Raw data —
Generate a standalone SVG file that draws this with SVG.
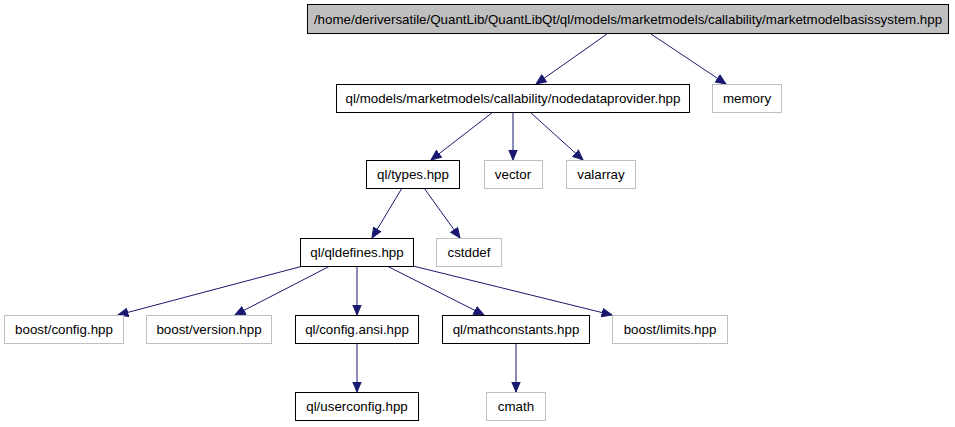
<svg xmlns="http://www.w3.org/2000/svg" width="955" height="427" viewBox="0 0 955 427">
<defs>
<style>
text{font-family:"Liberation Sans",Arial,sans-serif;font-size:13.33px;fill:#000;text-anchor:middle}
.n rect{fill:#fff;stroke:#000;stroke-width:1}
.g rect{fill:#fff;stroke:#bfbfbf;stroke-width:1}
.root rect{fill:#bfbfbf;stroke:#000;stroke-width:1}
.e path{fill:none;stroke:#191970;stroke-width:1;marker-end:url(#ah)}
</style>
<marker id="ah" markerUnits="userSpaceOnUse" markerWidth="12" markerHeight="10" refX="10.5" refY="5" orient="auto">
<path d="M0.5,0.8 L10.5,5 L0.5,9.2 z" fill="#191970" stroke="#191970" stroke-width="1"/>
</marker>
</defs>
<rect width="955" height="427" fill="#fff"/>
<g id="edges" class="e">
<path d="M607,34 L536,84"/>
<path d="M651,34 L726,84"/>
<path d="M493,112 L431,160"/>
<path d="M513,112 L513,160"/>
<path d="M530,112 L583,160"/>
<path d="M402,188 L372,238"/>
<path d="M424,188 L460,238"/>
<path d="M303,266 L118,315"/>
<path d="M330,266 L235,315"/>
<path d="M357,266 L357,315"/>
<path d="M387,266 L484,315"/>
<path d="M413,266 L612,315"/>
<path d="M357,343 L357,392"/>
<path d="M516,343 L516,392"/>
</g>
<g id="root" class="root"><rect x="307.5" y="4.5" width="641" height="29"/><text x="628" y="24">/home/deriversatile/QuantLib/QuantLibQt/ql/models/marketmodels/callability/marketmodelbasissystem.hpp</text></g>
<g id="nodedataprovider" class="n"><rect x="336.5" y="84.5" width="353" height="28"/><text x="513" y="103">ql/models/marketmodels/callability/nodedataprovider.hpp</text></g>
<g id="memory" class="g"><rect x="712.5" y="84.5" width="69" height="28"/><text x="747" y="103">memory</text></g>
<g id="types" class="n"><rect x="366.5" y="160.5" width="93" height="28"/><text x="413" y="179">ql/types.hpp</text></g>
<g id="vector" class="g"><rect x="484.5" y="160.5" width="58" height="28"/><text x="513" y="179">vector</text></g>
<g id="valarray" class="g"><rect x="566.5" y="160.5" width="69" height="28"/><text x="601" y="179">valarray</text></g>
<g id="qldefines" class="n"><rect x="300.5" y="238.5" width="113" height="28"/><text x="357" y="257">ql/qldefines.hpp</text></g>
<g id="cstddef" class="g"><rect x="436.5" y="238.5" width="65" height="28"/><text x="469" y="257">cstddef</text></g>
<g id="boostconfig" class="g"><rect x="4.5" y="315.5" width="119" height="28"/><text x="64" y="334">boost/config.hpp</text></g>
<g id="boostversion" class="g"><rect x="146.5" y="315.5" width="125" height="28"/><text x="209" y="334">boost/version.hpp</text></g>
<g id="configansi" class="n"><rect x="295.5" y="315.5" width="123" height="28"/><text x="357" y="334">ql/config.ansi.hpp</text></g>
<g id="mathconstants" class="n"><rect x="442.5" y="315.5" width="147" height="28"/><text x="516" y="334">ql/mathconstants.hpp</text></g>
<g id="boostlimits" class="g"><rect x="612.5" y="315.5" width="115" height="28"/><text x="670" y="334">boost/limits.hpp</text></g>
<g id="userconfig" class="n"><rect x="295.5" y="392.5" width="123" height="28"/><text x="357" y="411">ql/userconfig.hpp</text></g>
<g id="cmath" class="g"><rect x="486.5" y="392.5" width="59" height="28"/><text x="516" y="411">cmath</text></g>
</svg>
* * *
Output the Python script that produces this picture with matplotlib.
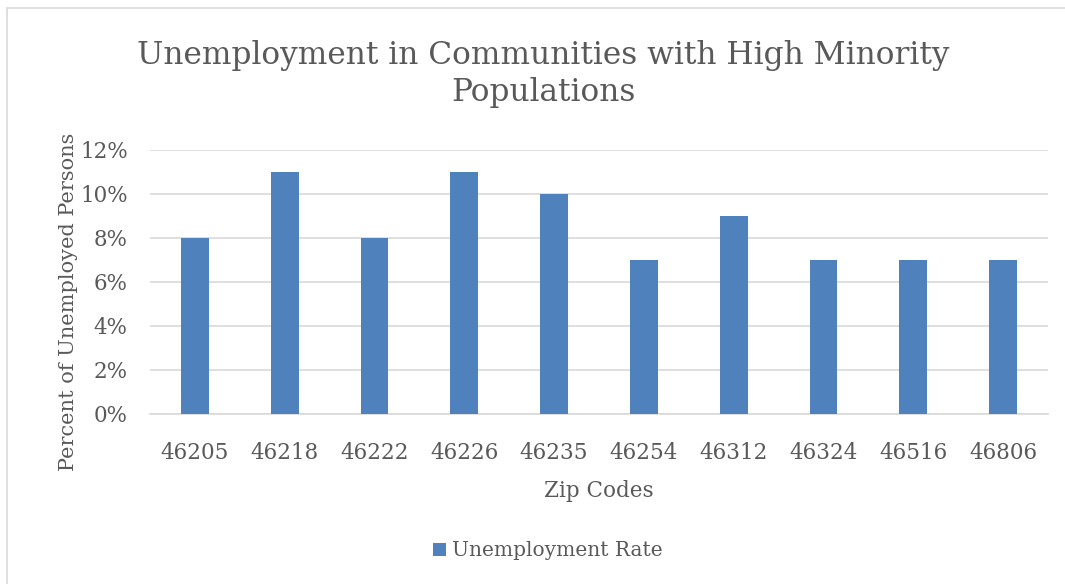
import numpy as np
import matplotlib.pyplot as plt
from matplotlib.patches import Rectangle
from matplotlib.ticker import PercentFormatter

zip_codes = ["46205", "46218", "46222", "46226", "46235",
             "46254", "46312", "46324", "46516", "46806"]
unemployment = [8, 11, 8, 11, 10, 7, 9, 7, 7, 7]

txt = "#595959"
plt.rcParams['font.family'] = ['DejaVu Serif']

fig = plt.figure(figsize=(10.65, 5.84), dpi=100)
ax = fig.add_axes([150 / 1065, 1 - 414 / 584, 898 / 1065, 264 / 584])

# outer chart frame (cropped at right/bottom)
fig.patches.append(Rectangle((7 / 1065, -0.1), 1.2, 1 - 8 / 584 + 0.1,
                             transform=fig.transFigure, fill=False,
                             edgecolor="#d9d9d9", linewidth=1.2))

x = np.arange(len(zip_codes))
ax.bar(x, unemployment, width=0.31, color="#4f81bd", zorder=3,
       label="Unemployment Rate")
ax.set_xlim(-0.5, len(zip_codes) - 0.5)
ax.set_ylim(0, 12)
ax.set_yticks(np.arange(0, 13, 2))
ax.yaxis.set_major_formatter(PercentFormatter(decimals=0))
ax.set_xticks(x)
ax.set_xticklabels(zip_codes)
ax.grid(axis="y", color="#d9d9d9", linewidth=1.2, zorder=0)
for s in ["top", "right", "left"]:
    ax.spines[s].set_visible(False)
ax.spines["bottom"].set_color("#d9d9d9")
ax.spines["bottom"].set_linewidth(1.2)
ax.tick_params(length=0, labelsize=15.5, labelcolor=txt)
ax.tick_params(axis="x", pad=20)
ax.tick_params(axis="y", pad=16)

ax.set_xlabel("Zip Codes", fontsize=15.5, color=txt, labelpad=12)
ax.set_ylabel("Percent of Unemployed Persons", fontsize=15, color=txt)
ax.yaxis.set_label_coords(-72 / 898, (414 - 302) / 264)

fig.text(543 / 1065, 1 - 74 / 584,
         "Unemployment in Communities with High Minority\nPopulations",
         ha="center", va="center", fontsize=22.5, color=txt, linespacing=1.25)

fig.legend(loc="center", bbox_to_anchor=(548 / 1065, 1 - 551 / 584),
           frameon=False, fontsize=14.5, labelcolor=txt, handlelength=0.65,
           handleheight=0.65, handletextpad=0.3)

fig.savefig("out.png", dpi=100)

Aim of the exercise —
Look through the listing above. Pick out each line with "that" and copy it.

Final result —
Generate a standalone SVG file that draws this with SVG.
Output the Python script that produces this picture with matplotlib.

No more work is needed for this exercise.